III. Third Violation: Defendant Did Not Report the Elmdale Address
The Government alleges that Defendant violated Standard Condition No. 5—which requires Defendant to notify his probation officer of any change in residence—by failing to report his residence at the Elmdale house. As explained above, the Court finds that Defendant resided at the Elmdale house. Because he failed to report this address to his probation officer, he has committed a Grade C violation of his supervised release.
IV. Fourth Violation: Defendant Possessed a Firearm and Ammunition
The Government alleges that Defendant violated Standard Condition No. 10, which prohibited Defendant from possessing a firearm or ammunition.

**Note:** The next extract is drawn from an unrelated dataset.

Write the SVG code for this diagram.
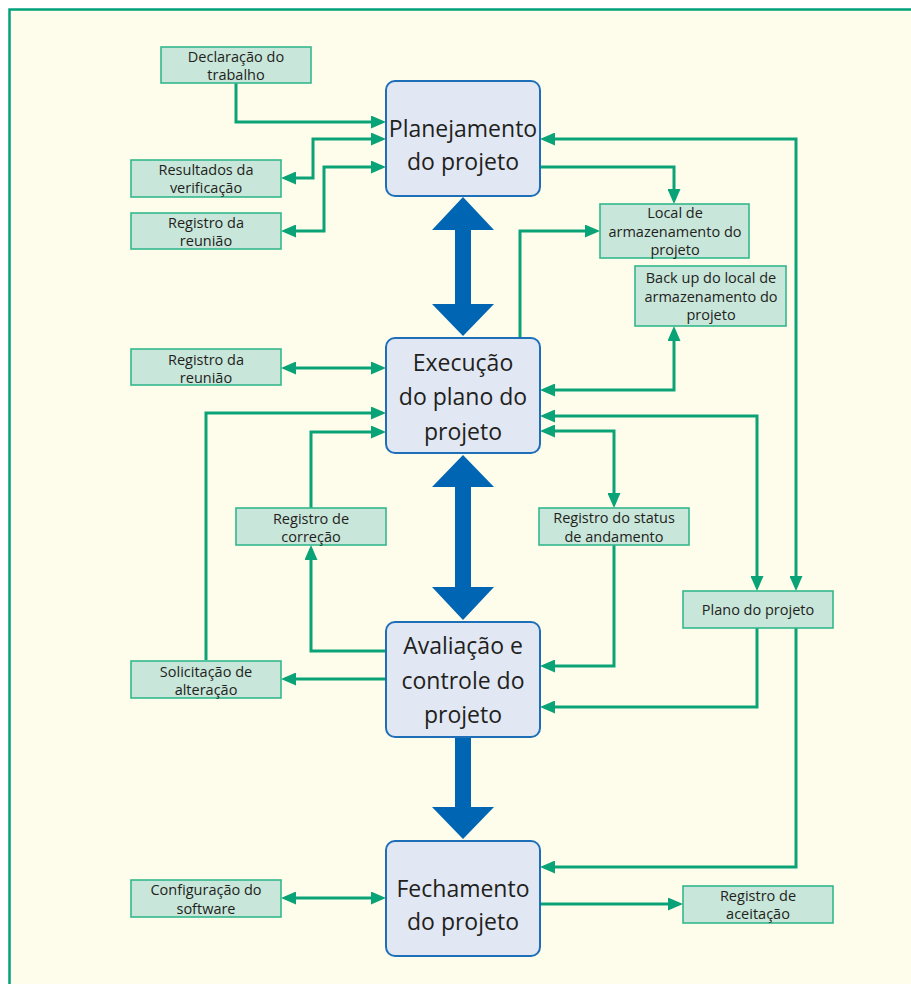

For the reasons stated above, the Court finds that Defendant possessed firearms and ammunition. This conduct is a Grade C violation of his supervised release.
V. Defendant's Motion for Revocation of Detention Order is Denied as Moot
Defendant filed a motion to revoke his detention order, which detained him pending his supervised release hearing. The Court heard oral arguments on this motion on October 31, 2018. Because the Court has conducted the hearing and determined that Defendant committed several supervised release violations, including a Grade A violation, the Court will deny this motion as moot.
CONCLUSION
For the reasons above, the Court finds that the Government has established, by a preponderance of the evidence, that Defendant committed several violations of his supervised release, including one Grade A violation. Further, the Court DENIES Defendant's motion for revocation of his detention order, as moot.
The parties shall appear for sentencing in this matter on December 12, 2018 at 3:30 p.m. If either party wishes to submit a sentencing memorandum, that memorandum must be submitted to the Court, in writing, by December 5, 2018.
IT IS SO ORDERED.
s/Sean F. Cox
Sean F. Cox
United States District Judge Dated: November 19, 2018 I hereby certify that a copy of the foregoing document was served upon counsel of record on November 19, 2018, by electronic and/or ordinary mail.